2. The Approval Gate: For novel experiments (new target, new fault type), the agent must request human approval. It presents the plan: “I want to inject 50ms latency into the cart service. Predicted impact: minimal. Rollback trigger: error rate > 1%.” The SRE clicks “Approve,” and the agent executes.
3. Distinct Control Plane: The chaos agent should run on a separate control plane. If the network goes down, the agent must fail open (stop the chaos), not fail closed (leave the chaos running forever).
The Future: Continuous Background Radiation
We are moving toward a world where chaos engineering isn’t an event; it’s background radiation.
Imagine a system where small, controlled faults are constantly being injected by an agent, 24/7.
- A pod is killed here.
- A network link is throttled there.
- A database failover is triggered during lunch.
This constant, low-level stress acts like an immune system for your infrastructure. It ensures that redundancy actually works. It ensures that timeouts are actually tuned. And because it’s managed by an agent that watches SLOs like a hawk, it remains safe.
In this future, “perfect stability” isn’t the goal. Resilience to constant change is.
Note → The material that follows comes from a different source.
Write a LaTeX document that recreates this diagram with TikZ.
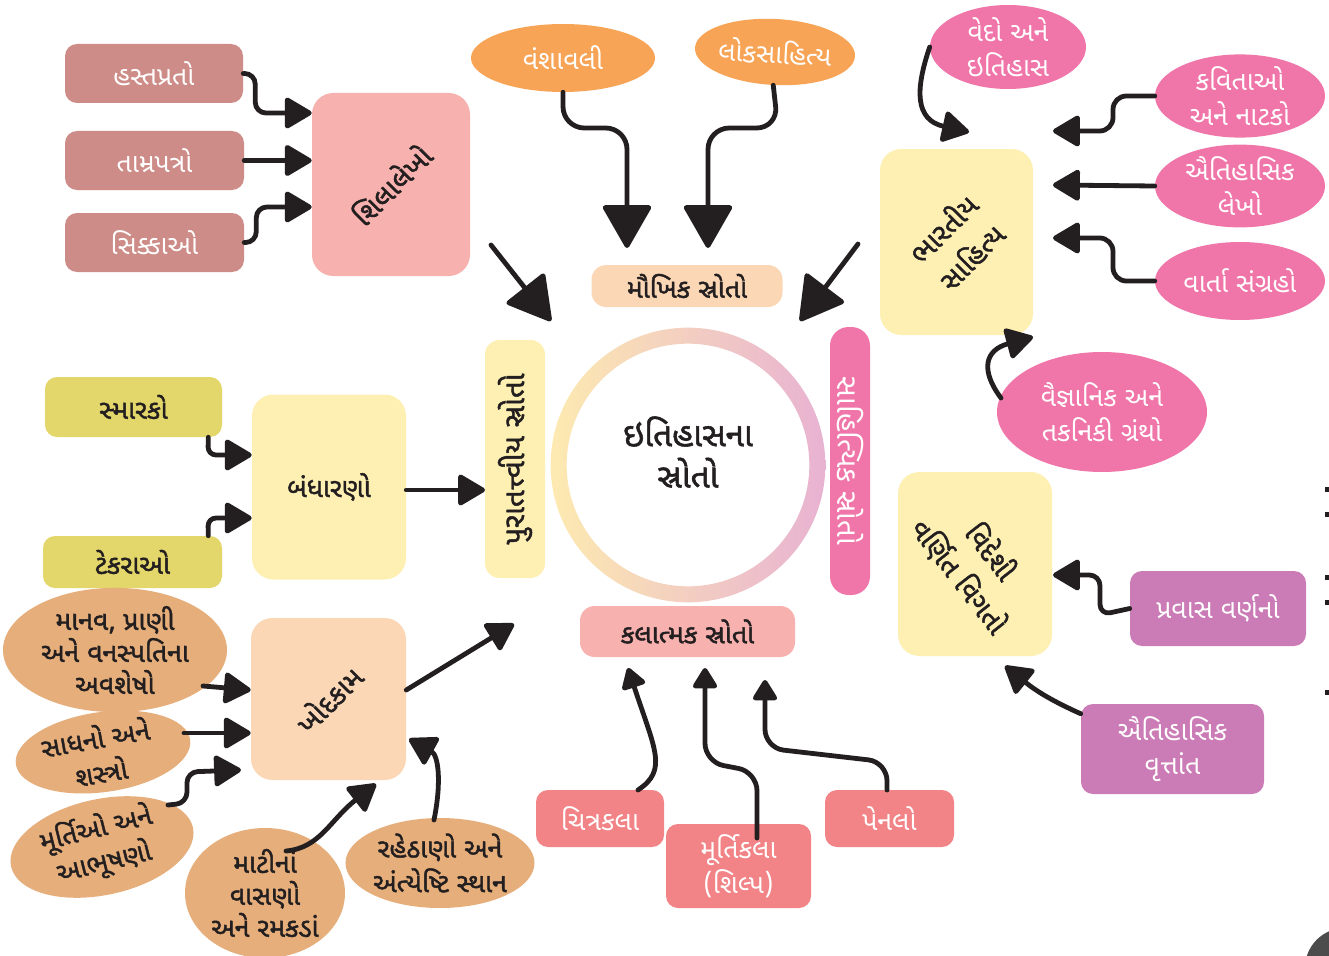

And the only way to achieve that scale of resilience is to have a machine constantly testing it.
References
- AWS Fault Injection Service (FIS) & Bedrock. (2025, May 13). “Chaos engineering made clear: Generate AWS FIS experiments using natural language through Amazon Bedrock”. Amazon Web Services Blog.
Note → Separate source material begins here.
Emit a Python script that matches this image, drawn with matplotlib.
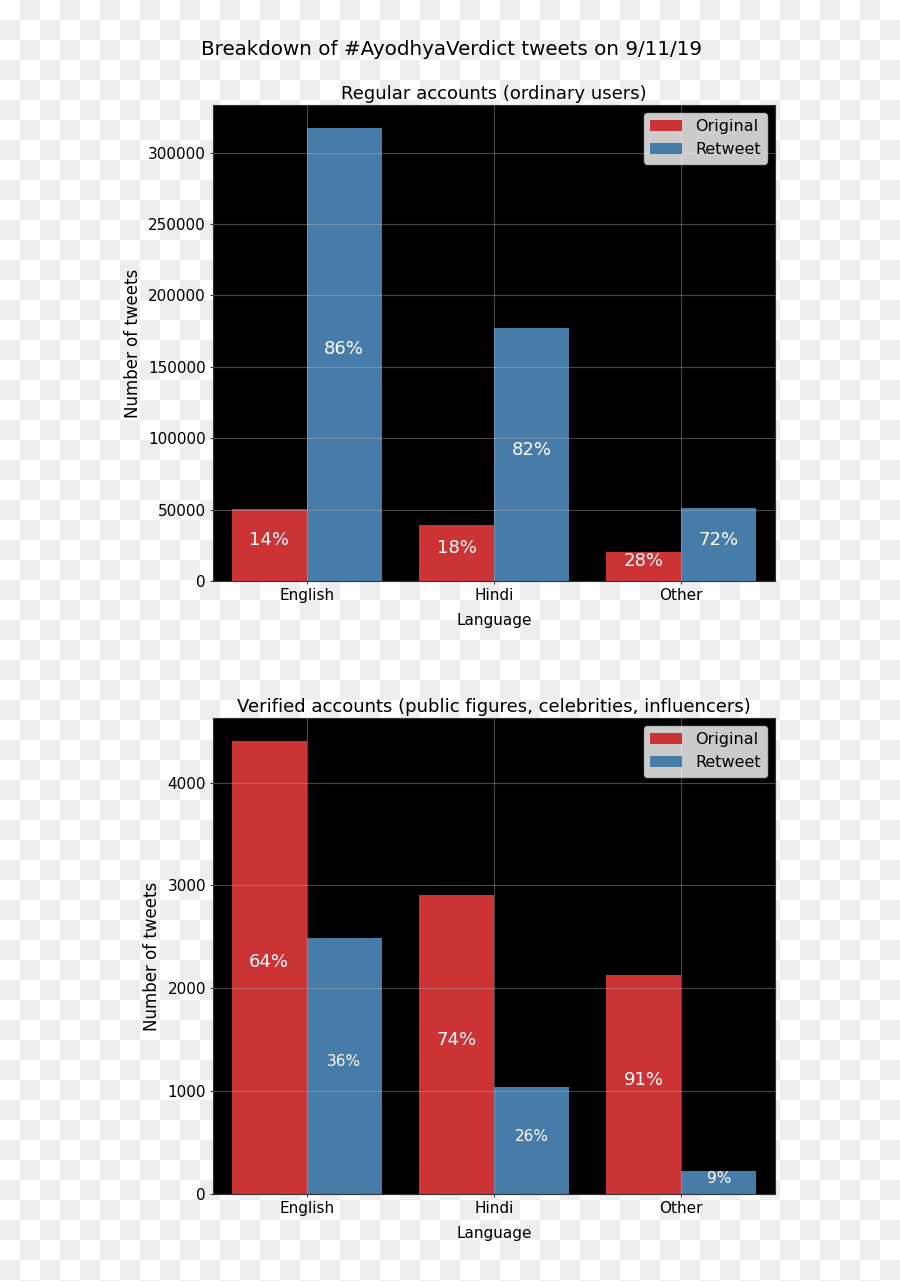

- Red Hat Developer. (2025, Oct 21). “Krkn-AI: A feedback-driven approach to chaos engineering”. Red Hat Developer.
- Kikuta, et al. (2025, Nov 11). “ChaosEater: Advanced agentic workflows for scalable, end-to-end fully automated CE”. Emergent Mind / Journal of Cloud Systems.
- AWS. (2025). “Resilience Testing Tools - AWS Fault Injection Service”. Amazon Web Services.
- Daily AWS. (2025, Nov 12). “AWS Fault Injection Service (FIS) launches new test scenarios for partial failures”.
- Microsoft. (2025). “Azure Chaos Studio - Chaos engineering experimentation”. Microsoft Azure Product Documentation.